**To be done:** Only the lines from the start of the data below through the line that contains "const markYear = 2017;" are to be copied, exactly and without pictures.
┌────────
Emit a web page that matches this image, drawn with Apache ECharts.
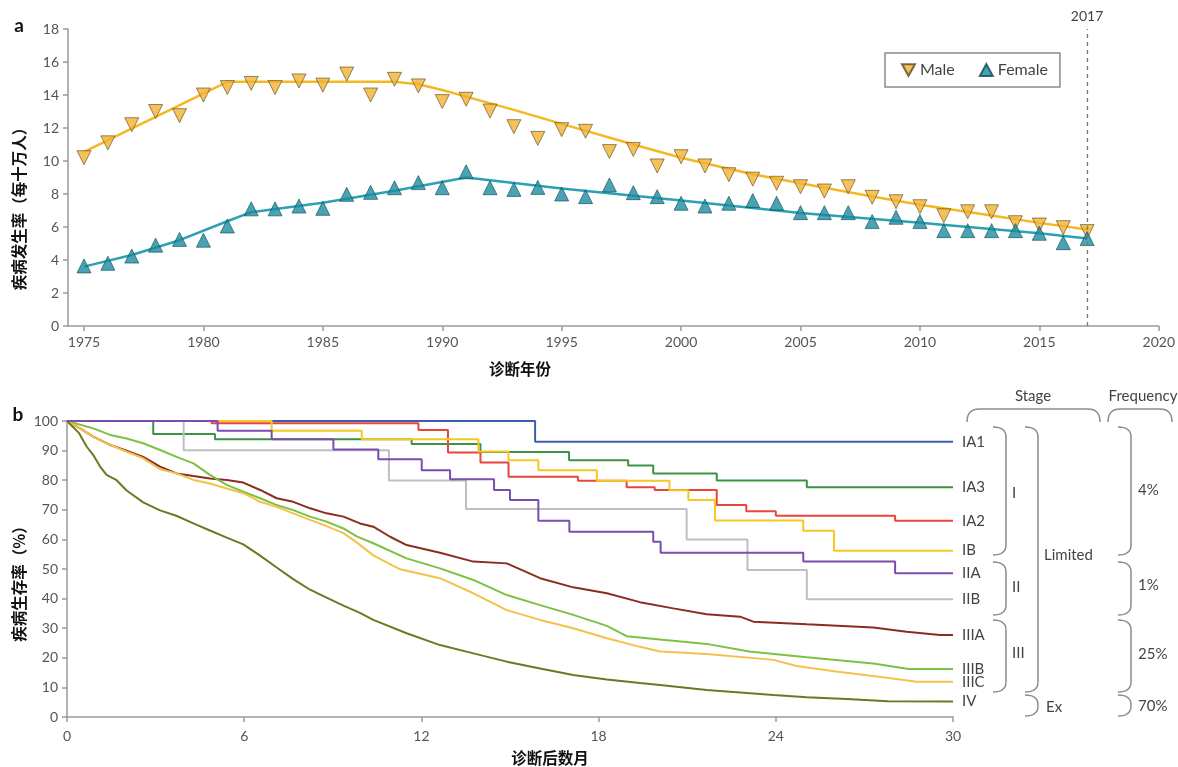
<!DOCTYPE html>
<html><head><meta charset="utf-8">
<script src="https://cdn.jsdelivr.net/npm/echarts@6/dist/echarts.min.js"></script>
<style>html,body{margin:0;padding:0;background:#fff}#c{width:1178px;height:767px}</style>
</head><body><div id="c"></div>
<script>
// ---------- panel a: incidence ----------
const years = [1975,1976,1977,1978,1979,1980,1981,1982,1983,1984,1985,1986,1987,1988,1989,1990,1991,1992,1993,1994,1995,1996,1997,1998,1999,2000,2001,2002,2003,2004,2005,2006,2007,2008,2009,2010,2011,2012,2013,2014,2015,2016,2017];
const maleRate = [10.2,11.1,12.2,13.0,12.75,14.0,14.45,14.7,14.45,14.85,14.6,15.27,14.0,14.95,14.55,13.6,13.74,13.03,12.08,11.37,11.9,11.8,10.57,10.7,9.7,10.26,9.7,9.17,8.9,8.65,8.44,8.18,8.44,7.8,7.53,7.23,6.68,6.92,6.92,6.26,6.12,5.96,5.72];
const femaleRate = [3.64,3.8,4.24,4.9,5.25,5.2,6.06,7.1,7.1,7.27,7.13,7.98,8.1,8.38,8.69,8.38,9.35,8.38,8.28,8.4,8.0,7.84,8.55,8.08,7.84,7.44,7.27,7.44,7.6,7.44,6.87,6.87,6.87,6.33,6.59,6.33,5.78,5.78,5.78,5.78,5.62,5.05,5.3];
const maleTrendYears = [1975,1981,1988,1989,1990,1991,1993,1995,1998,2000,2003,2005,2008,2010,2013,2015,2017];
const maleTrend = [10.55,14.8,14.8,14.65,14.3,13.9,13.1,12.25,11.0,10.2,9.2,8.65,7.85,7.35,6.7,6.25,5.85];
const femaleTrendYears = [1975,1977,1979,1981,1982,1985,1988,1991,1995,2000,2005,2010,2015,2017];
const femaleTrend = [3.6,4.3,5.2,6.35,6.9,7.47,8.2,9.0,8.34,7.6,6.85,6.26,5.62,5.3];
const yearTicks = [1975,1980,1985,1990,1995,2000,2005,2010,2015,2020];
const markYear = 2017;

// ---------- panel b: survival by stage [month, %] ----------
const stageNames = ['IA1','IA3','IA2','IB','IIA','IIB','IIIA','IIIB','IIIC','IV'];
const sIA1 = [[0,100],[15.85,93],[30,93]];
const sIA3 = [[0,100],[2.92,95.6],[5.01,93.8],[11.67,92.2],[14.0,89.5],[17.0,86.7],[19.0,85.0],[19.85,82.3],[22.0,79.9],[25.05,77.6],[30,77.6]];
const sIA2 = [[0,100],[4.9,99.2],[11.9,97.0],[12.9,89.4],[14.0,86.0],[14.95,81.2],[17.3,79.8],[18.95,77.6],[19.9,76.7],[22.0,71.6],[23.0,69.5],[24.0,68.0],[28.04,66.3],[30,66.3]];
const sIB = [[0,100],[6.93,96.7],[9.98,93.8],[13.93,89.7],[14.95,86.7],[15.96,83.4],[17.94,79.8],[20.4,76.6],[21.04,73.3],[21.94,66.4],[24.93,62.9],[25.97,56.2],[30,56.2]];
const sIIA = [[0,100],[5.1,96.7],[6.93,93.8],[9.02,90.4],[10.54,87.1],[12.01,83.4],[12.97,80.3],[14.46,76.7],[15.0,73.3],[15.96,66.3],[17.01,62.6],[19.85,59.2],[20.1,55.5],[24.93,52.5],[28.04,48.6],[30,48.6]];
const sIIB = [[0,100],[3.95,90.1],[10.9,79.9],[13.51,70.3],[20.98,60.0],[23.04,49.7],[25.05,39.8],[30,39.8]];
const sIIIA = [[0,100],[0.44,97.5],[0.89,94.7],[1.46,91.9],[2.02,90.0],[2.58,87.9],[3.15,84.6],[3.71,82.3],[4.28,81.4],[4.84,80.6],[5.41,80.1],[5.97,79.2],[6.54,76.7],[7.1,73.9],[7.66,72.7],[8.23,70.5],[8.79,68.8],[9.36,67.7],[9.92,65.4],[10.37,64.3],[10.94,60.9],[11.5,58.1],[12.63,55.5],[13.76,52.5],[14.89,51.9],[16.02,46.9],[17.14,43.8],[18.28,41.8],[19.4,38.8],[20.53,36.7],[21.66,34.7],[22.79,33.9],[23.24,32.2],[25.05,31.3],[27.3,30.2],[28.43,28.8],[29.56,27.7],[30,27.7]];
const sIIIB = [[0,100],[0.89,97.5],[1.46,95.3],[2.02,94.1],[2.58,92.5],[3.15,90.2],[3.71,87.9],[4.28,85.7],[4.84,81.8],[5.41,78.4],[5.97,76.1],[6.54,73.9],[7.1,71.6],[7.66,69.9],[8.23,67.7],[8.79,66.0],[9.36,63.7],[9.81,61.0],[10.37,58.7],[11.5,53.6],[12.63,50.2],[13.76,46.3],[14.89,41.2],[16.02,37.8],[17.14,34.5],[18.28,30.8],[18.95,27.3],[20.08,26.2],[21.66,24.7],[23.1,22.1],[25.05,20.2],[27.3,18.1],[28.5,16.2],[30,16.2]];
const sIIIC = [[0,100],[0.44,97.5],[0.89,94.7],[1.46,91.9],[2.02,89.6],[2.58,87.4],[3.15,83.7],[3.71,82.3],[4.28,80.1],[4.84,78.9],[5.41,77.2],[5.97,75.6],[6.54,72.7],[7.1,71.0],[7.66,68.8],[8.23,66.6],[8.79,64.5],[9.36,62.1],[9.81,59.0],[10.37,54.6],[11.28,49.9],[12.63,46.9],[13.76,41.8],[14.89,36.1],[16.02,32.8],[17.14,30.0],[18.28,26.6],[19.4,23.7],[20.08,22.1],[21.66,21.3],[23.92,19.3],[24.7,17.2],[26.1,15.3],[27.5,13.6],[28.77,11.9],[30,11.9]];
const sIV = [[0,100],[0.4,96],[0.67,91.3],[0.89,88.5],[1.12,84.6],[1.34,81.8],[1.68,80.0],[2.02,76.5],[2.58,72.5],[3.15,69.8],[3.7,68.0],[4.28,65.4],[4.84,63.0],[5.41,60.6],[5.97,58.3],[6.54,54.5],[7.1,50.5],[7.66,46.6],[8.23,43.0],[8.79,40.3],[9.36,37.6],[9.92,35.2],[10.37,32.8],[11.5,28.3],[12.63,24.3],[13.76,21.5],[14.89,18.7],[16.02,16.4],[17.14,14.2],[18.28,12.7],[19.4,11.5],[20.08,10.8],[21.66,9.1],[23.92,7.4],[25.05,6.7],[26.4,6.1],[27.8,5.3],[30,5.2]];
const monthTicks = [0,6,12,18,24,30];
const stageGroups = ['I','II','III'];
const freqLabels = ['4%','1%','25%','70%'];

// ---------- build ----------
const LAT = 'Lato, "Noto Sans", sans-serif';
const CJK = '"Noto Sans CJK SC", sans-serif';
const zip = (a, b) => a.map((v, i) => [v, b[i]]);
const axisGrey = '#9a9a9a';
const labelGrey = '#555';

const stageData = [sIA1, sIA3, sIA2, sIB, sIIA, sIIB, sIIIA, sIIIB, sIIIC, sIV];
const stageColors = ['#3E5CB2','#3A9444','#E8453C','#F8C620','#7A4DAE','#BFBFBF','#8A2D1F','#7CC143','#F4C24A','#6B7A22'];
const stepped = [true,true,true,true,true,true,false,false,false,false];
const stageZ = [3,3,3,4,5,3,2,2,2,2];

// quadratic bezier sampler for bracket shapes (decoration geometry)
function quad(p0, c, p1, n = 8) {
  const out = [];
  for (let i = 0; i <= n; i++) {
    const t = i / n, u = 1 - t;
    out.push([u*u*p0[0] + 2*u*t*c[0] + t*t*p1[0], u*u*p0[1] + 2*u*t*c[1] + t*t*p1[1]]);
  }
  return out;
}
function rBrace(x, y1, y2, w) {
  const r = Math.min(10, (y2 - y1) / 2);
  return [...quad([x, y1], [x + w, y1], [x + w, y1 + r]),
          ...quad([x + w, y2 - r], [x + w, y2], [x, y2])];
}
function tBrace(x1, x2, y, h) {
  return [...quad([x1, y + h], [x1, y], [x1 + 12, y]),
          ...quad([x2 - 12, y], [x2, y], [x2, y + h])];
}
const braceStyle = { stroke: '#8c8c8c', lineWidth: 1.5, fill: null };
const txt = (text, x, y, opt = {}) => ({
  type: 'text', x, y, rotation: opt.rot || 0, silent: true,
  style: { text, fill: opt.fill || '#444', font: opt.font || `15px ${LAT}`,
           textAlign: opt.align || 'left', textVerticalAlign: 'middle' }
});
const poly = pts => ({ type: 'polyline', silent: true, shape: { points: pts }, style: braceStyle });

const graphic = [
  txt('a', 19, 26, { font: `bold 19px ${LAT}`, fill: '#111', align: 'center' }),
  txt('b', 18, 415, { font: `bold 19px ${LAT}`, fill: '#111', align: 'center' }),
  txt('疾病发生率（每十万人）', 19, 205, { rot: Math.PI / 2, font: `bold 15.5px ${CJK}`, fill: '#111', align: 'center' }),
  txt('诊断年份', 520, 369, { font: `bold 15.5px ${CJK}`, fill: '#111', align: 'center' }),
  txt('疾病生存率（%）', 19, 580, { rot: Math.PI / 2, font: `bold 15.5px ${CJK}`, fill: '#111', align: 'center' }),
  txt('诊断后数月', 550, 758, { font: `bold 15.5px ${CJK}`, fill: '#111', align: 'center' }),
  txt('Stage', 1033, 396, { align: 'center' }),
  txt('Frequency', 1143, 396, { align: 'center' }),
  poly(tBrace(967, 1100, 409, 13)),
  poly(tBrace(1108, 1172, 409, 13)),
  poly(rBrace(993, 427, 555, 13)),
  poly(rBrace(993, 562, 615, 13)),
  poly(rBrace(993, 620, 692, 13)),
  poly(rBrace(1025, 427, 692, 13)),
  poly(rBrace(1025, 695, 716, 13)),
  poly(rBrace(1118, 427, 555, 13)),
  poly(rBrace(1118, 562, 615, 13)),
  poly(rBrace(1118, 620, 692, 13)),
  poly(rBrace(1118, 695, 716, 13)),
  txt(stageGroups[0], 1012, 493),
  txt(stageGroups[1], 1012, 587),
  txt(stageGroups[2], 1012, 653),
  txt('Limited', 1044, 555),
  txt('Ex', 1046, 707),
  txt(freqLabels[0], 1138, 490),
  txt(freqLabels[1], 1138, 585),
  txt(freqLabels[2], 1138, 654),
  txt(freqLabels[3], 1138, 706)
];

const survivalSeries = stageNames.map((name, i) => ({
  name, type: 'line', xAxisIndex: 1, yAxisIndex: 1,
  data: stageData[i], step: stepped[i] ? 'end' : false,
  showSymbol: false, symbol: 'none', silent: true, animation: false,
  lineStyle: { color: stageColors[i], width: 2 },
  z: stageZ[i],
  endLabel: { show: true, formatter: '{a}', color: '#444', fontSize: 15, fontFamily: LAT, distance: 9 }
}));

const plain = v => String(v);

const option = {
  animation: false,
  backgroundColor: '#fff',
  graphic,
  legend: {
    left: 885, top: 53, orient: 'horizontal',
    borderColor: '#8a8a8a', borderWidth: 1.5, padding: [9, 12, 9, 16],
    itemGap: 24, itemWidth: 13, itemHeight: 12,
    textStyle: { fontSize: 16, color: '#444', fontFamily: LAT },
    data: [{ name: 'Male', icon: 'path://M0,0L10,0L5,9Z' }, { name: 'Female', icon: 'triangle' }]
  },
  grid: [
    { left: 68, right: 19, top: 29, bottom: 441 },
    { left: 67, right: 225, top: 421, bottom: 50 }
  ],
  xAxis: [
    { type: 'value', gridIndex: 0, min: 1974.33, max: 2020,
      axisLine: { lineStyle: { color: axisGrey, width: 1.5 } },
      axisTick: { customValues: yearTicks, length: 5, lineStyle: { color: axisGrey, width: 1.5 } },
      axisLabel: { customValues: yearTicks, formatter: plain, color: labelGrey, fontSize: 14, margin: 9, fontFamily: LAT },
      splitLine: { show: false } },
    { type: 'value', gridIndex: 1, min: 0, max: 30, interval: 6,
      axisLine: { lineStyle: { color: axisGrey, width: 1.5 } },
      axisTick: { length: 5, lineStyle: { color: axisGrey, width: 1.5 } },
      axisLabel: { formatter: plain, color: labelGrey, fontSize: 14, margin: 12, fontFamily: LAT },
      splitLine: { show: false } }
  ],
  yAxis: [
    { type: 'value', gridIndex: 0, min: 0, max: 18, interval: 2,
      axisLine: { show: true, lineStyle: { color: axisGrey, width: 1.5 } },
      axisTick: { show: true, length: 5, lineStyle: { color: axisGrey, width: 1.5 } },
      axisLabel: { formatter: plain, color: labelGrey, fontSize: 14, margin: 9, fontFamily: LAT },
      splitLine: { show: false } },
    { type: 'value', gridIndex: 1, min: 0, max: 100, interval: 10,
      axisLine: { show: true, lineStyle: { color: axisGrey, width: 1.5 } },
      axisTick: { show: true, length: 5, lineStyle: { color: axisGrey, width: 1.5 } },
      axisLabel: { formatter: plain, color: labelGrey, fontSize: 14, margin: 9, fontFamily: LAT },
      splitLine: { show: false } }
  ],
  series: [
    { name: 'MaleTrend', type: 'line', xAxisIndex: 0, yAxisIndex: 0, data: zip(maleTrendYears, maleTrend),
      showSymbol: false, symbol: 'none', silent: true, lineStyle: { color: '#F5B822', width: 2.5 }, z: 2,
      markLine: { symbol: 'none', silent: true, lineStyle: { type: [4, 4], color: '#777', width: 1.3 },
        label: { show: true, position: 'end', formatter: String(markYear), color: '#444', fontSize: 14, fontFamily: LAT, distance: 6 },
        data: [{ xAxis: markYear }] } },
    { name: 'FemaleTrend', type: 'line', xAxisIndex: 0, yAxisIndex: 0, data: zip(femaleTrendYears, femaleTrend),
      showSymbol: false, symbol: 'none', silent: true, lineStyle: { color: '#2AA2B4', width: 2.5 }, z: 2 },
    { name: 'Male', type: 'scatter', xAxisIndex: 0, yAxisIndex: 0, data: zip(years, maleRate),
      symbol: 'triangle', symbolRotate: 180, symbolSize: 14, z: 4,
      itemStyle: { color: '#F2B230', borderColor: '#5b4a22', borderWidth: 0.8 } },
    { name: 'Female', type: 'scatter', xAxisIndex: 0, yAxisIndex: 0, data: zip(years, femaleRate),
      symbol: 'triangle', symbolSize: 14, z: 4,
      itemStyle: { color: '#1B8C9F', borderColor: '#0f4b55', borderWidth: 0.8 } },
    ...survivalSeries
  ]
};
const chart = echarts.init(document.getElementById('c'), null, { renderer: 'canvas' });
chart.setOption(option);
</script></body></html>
└────────
**Written reply:**
Emit a web page that matches this image, drawn with Apache ECharts.
<!DOCTYPE html>
<html><head><meta charset="utf-8">
<script src="https://cdn.jsdelivr.net/npm/echarts@6/dist/echarts.min.js"></script>
<style>html,body{margin:0;padding:0;background:#fff}#c{width:1178px;height:767px}</style>
</head><body><div id="c"></div>
<script>
// ---------- panel a: incidence ----------
const years = [1975,1976,1977,1978,1979,1980,1981,1982,1983,1984,1985,1986,1987,1988,1989,1990,1991,1992,1993,1994,1995,1996,1997,1998,1999,2000,2001,2002,2003,2004,2005,2006,2007,2008,2009,2010,2011,2012,2013,2014,2015,2016,2017];
const maleRate = [10.2,11.1,12.2,13.0,12.75,14.0,14.45,14.7,14.45,14.85,14.6,15.27,14.0,14.95,14.55,13.6,13.74,13.03,12.08,11.37,11.9,11.8,10.57,10.7,9.7,10.26,9.7,9.17,8.9,8.65,8.44,8.18,8.44,7.8,7.53,7.23,6.68,6.92,6.92,6.26,6.12,5.96,5.72];
const femaleRate = [3.64,3.8,4.24,4.9,5.25,5.2,6.06,7.1,7.1,7.27,7.13,7.98,8.1,8.38,8.69,8.38,9.35,8.38,8.28,8.4,8.0,7.84,8.55,8.08,7.84,7.44,7.27,7.44,7.6,7.44,6.87,6.87,6.87,6.33,6.59,6.33,5.78,5.78,5.78,5.78,5.62,5.05,5.3];
const maleTrendYears = [1975,1981,1988,1989,1990,1991,1993,1995,1998,2000,2003,2005,2008,2010,2013,2015,2017];
const maleTrend = [10.55,14.8,14.8,14.65,14.3,13.9,13.1,12.25,11.0,10.2,9.2,8.65,7.85,7.35,6.7,6.25,5.85];
const femaleTrendYears = [1975,1977,1979,1981,1982,1985,1988,1991,1995,2000,2005,2010,2015,2017];
const femaleTrend = [3.6,4.3,5.2,6.35,6.9,7.47,8.2,9.0,8.34,7.6,6.85,6.26,5.62,5.3];
const yearTicks = [1975,1980,1985,1990,1995,2000,2005,2010,2015,2020];
const markYear = 2017;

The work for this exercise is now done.